● STATED EXERCISE
Transcribe the listing below from its opening line up to and including the line that contains "var height = 528"; reproduce nothing else.

━━━━━ RECORDED INFORMATION ━━━━━

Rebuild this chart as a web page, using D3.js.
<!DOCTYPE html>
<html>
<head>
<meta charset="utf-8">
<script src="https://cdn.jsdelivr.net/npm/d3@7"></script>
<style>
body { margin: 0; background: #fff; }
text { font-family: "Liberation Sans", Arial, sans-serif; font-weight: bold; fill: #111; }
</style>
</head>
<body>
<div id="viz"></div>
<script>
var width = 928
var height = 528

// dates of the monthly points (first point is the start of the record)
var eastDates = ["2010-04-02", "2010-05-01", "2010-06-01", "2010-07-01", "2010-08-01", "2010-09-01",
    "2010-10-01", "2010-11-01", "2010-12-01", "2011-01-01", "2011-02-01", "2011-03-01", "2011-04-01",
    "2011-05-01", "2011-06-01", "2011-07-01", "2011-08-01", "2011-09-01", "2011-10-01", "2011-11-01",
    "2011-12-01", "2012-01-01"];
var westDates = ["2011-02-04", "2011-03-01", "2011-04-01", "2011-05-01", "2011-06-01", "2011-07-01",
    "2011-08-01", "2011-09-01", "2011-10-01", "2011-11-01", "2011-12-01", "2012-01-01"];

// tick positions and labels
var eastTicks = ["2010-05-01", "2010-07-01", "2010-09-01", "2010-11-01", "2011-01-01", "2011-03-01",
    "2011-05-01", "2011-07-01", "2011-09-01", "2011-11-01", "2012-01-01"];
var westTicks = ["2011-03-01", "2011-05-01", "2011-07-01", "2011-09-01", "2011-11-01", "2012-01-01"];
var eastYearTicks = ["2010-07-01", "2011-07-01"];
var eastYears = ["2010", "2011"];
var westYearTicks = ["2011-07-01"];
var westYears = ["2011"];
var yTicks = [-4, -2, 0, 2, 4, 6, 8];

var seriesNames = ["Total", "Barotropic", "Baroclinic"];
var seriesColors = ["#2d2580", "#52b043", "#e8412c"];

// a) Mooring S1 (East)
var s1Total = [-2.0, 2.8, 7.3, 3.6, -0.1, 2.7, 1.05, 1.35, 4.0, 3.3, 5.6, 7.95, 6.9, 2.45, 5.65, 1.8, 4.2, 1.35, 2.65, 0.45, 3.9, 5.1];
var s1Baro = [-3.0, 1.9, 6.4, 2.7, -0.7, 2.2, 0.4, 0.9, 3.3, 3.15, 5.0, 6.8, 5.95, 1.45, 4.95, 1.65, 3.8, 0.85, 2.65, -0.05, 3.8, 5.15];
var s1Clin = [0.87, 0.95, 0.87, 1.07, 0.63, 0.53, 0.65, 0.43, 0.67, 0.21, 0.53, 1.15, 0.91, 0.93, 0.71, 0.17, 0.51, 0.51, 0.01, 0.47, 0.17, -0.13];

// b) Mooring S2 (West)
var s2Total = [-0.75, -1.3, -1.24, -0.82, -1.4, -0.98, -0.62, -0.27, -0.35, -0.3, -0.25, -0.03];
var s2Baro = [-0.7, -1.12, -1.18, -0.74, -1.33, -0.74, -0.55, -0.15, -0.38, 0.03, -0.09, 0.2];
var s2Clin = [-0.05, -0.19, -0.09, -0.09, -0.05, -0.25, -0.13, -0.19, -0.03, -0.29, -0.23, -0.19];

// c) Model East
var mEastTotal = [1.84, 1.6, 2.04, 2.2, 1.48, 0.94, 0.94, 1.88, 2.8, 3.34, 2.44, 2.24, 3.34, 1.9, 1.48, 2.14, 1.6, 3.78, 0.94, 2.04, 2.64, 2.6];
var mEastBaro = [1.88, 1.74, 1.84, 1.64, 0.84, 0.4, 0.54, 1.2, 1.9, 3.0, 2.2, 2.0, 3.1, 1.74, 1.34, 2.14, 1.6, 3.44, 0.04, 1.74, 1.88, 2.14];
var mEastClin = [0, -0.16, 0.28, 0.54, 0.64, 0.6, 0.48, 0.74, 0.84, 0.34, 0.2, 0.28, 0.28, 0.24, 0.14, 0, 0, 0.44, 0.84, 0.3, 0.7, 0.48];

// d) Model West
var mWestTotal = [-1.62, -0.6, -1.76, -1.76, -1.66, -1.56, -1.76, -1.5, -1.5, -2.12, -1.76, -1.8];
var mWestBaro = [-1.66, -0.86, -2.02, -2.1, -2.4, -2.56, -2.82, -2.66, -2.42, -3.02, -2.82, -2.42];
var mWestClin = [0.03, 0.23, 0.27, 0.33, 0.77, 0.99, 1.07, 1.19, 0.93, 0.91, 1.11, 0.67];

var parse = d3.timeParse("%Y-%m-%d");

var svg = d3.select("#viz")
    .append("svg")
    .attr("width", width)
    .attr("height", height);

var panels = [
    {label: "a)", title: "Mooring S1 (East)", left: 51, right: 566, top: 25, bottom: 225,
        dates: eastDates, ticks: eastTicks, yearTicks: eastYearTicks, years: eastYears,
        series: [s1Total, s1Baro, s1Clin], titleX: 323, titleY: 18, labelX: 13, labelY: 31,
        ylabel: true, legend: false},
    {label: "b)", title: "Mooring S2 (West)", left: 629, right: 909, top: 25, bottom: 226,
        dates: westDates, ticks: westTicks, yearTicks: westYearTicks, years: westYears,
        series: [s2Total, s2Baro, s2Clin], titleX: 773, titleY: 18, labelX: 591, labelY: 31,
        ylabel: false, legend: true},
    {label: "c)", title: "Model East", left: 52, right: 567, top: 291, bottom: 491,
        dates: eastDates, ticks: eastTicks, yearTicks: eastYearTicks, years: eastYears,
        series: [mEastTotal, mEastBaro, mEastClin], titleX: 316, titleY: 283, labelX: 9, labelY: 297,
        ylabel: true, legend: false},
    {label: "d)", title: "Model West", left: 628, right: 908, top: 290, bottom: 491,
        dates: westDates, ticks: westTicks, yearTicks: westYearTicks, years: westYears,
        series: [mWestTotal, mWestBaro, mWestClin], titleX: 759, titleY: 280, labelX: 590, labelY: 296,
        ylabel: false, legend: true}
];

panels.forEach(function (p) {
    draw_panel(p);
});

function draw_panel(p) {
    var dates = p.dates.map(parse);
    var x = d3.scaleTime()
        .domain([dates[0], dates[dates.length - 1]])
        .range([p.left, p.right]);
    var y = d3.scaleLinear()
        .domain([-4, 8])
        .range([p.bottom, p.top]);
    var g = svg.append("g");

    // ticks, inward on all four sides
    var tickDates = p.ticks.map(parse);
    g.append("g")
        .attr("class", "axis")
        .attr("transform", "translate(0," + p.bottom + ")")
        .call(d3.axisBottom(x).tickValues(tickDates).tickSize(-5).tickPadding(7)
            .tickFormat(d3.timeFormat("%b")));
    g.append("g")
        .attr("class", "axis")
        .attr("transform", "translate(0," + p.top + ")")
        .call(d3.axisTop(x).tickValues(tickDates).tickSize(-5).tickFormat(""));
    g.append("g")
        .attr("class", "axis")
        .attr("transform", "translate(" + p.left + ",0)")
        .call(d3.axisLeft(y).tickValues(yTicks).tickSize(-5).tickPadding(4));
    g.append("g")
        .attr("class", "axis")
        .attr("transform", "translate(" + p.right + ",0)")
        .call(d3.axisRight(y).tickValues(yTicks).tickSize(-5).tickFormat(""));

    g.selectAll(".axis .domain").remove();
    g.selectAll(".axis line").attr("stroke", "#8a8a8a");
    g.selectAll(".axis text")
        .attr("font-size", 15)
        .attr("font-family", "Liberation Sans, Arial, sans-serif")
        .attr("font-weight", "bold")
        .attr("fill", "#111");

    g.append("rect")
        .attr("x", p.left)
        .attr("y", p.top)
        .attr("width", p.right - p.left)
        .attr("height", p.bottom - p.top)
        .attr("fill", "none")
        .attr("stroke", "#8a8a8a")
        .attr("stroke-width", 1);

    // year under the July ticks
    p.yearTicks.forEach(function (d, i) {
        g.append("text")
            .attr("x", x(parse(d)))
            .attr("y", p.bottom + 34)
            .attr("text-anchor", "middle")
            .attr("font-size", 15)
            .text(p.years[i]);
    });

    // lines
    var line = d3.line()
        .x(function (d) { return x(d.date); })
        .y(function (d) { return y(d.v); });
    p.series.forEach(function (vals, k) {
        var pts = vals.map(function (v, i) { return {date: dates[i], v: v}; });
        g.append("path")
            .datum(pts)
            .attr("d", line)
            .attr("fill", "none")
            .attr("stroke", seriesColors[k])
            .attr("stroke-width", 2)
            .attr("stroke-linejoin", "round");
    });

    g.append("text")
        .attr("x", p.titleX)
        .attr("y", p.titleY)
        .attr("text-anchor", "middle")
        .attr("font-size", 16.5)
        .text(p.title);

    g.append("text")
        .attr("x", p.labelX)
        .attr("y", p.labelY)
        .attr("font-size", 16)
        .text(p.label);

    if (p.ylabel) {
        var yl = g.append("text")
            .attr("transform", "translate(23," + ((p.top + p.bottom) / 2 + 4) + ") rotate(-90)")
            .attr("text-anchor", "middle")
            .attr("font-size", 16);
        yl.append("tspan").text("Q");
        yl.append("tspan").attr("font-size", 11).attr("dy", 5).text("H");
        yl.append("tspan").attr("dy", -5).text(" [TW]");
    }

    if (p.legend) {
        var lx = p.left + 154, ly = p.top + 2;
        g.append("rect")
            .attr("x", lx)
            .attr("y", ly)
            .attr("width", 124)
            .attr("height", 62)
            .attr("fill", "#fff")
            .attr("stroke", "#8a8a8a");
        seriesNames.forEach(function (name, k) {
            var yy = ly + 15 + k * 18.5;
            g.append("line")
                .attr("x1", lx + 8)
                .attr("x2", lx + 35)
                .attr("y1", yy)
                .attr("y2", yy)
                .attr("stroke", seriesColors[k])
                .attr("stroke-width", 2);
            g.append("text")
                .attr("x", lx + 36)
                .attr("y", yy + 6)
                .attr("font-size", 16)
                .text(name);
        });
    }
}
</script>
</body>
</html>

━━━━━

● RESULT OF THIS EXERCISE
Rebuild this chart as a web page, using D3.js.
<!DOCTYPE html>
<html>
<head>
<meta charset="utf-8">
<script src="https://cdn.jsdelivr.net/npm/d3@7"></script>
<style>
body { margin: 0; background: #fff; }
text { font-family: "Liberation Sans", Arial, sans-serif; font-weight: bold; fill: #111; }
</style>
</head>
<body>
<div id="viz"></div>
<script>
var width = 928
var height = 528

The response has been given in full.